Kennedy, a co-sponsor of the Safeguard American Voter Eligibility (SAVE) Act, made the case on the Senate floor and in recent interviews, stating the chamber’s slow pace and the looming Democratic filibuster make reconciliation the only realistic path forward.

“I think we are, Mr. President—I know you are—we need to try to pass this legislation through reconciliation,” Kennedy said. He added that he has been pressing colleagues “like they stole Thanksgiving and Christmas” to get it done.

The SAVE America Act, which passed the House earlier this year, requires documentary proof of U.S. citizenship (such as a passport or birth certificate) when registering to vote in federal elections and mandates photo identification at the polls beginning in 2027. It also includes provisions tightening mail-in ballot rules.

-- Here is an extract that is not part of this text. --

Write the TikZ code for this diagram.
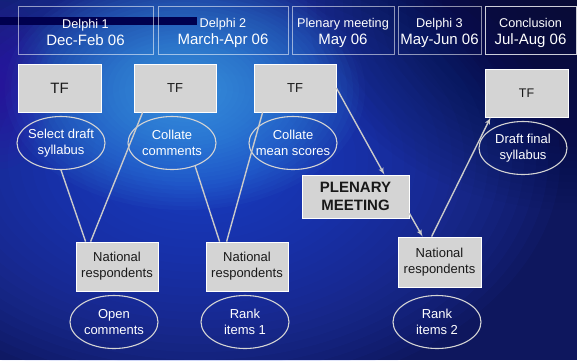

Senate Majority Leader John Thune (R-S.D.) has already opened debate on the standalone bill, but it faces a certain Democratic filibuster requiring 60 votes to advance. Reconciliation, used successfully by both parties for major fiscal legislation, bypasses that threshold if the bill meets strict budgetary rules.

Kennedy emphasized the urgency: “The Senate is notoriously slow. Sometimes it takes us months to get nothing done. The SAVE Act is a priority.”

Democrats have strongly opposed the legislation, calling it voter suppression without evidence of widespread non-citizen voting. Republicans counter that even isolated cases undermine public trust and that the bill closes loopholes exploited in past elections.

President Donald Trump has made the SAVE Act a top priority, repeatedly calling it essential to “guarantee the midterms.” No final decision has been made on using reconciliation, but Kennedy’s public push has intensified discussions within the GOP caucus ahead of the 2026 midterms.